- **DESCRIPTION OF THE TASK**:
Reproduce the span that opens at the line containing "Emit a web page" and closes at the line containing "const threshold = 90;", both lines included, without alteration and without any other line.

- **TASK MATERIAL**:
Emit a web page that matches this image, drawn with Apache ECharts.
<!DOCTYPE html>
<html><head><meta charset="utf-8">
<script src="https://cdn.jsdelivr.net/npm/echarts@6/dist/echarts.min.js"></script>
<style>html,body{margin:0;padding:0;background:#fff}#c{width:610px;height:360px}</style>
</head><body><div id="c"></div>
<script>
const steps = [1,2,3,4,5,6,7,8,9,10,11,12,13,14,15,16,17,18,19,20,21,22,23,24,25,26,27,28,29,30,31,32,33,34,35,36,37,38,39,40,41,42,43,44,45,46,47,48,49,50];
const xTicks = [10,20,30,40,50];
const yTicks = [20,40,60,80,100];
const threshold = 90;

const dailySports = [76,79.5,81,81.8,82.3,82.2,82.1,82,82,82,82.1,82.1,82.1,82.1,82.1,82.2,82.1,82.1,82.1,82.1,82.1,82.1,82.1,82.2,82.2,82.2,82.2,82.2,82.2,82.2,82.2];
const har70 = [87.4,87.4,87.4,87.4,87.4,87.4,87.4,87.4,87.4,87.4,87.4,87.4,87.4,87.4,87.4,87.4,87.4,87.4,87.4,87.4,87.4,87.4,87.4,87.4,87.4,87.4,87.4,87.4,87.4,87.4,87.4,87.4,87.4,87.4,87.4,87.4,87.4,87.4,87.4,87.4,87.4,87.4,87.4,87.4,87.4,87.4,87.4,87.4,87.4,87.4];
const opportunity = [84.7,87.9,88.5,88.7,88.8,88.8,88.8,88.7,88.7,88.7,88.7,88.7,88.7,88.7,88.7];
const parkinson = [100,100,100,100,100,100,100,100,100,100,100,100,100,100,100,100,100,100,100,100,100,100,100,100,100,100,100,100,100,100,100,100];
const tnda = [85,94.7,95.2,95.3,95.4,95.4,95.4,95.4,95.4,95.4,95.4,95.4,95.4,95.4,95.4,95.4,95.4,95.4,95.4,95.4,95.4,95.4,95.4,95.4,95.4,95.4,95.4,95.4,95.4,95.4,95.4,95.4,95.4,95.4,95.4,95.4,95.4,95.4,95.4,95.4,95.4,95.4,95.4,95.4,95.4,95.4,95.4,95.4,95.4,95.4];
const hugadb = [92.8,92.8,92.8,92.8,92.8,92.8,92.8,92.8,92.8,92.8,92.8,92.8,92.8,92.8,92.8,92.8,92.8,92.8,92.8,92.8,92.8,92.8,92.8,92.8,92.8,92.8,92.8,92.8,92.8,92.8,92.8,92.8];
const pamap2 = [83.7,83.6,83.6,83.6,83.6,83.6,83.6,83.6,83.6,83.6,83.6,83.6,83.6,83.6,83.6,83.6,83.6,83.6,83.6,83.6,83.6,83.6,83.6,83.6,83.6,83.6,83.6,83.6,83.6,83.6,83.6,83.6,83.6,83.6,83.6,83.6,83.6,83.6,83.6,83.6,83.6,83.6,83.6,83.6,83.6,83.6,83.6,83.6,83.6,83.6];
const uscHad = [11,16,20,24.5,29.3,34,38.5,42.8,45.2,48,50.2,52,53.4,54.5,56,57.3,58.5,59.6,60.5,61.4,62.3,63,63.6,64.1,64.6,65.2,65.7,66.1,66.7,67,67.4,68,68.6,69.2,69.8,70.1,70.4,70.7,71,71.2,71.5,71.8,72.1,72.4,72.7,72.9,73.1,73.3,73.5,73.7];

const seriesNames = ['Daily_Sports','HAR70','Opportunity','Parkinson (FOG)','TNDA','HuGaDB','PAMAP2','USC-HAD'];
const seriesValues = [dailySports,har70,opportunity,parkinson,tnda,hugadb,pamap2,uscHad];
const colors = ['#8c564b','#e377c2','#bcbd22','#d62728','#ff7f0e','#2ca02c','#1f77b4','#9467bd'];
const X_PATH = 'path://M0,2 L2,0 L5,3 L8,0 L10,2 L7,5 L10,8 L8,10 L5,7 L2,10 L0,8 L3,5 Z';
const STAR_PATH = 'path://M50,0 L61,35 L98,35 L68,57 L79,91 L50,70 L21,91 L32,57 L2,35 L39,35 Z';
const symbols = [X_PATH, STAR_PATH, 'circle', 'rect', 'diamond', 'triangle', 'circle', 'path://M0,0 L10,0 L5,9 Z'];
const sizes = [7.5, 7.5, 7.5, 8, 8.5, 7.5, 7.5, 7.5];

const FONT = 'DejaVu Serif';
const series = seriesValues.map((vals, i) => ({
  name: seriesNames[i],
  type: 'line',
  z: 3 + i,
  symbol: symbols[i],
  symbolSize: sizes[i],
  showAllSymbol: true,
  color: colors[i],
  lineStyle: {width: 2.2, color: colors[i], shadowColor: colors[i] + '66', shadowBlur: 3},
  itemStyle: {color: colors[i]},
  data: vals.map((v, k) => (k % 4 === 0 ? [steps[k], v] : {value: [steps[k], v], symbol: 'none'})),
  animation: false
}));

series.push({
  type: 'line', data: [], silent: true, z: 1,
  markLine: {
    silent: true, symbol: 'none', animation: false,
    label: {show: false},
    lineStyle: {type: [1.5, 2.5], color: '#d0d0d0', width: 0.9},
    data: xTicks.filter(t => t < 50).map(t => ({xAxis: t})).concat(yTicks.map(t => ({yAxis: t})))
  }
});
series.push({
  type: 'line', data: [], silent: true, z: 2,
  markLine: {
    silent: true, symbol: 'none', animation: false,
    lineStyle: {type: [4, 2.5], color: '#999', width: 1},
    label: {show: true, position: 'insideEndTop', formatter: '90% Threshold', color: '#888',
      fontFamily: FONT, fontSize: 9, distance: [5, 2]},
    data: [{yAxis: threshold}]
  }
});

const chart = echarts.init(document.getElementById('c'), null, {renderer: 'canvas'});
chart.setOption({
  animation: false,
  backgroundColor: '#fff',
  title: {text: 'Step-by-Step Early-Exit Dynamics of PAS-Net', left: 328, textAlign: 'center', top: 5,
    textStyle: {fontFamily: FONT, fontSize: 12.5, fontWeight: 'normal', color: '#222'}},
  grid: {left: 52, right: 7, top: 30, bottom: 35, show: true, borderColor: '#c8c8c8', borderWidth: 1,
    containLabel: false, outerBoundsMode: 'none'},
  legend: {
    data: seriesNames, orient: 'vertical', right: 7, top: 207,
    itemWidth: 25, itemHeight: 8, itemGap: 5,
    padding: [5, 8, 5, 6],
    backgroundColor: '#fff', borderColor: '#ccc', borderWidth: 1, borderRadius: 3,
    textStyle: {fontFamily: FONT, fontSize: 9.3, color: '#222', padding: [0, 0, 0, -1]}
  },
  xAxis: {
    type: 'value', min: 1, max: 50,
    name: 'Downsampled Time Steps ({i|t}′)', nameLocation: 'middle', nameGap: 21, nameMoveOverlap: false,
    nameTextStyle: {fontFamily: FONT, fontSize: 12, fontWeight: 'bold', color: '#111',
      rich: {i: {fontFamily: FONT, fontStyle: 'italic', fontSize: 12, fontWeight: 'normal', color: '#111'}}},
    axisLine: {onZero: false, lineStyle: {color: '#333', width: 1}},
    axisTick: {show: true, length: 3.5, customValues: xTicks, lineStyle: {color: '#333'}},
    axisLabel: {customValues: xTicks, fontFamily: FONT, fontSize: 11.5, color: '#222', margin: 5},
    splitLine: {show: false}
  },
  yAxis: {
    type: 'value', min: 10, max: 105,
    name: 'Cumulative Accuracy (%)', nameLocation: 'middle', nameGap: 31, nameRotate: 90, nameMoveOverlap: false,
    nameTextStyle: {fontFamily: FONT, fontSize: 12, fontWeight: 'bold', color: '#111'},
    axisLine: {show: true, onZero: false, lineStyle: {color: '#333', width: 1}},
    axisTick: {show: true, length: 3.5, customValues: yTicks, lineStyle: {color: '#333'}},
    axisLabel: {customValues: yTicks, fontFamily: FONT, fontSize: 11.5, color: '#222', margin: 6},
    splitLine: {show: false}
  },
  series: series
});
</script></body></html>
...
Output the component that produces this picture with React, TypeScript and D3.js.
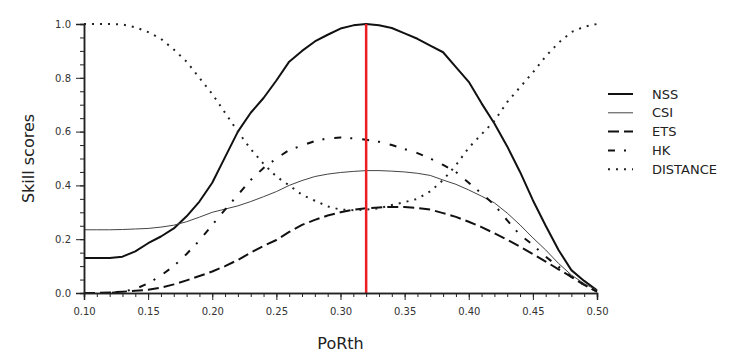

- **SOLUTION**:
Emit a web page that matches this image, drawn with Apache ECharts.
<!DOCTYPE html>
<html><head><meta charset="utf-8">
<script src="https://cdn.jsdelivr.net/npm/echarts@6/dist/echarts.min.js"></script>
<style>html,body{margin:0;padding:0;background:#fff}#c{width:610px;height:360px}</style>
</head><body><div id="c"></div>
<script>
const steps = [1,2,3,4,5,6,7,8,9,10,11,12,13,14,15,16,17,18,19,20,21,22,23,24,25,26,27,28,29,30,31,32,33,34,35,36,37,38,39,40,41,42,43,44,45,46,47,48,49,50];
const xTicks = [10,20,30,40,50];
const yTicks = [20,40,60,80,100];
const threshold = 90;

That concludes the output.